See also the constitutions of North Carolina, art. 31; Virginia; South Carolina, art. I, Section 23; Kentucky, art. 2, Section 26; Tennessee, art. 8, Section I; Louisiana, art. 2, Section 22.

h This cannot be said with truth of the country of Kent, Story, and Wheaton.

i In the Northern States the number of persons destitute of instruction is inconsiderable, the largest number being 241,152 in the State of New York (according to Spaulding’s “Handbook of American Statistics” for 1874); but in the South no less than 1,516,339 whites and 2,671,396 colored persons are returned as “illiterate.”

j I travelled along a portion of the frontier of the United States in a sort of cart which was termed the mail. We passed, day and night, with great rapidity along the roads which were scarcely marked out, through immense forests; when the gloom of the woods became impenetrable the coachman lighted branches of fir, and we journeyed along by the light they cast. From time to time we came to a hut in the midst of the forest, which was a post- office. The mail dropped an enormous bundle of letters at the door of this isolated dwelling, and we pursued our way at full gallop, leaving the inhabitants of the neighboring log houses to send for their share of the treasure.

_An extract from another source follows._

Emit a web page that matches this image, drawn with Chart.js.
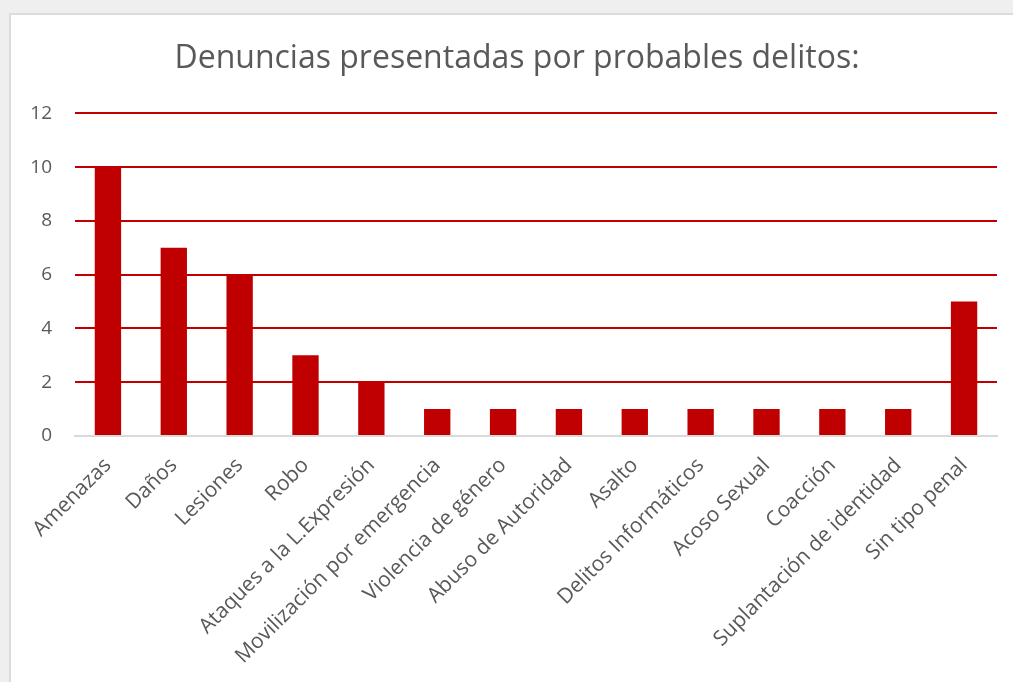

[When the author visited America the locomotive and the railroad were scarcely invented, and not yet introduced in the United States. It is superfluous to point out the immense effect of those inventions in extending civilization and developing the resources of that vast continent. In 1831 there were 51 miles of railway in the United States; in 1872 there were 60,000 miles of railway.]

k In 1832 each inhabitant of Michigan paid a sum equivalent to 1 fr. 22 cent. (French money) to the post-office revenue, and each inhabitant of the Floridas paid 1 fr. 5 cent. (See “National Calendar,” 1833, p. 244.) In the same year each inhabitant of the Departement du Nord paid 1 fr. 4 cent. to the revenue of the French post-office. (See the “Compte rendu de l’administration des Finances,” 1833, p. 623.) Now the State of Michigan only contained at that time 7 inhabitants per square league and Florida only 5: the public instruction and the commercial activity of these districts is inferior to that of most of the States in the Union, whilst the Departement du Nord, which contains 3,400 inhabitants per square league, is one of the most enlightened and manufacturing parts of France.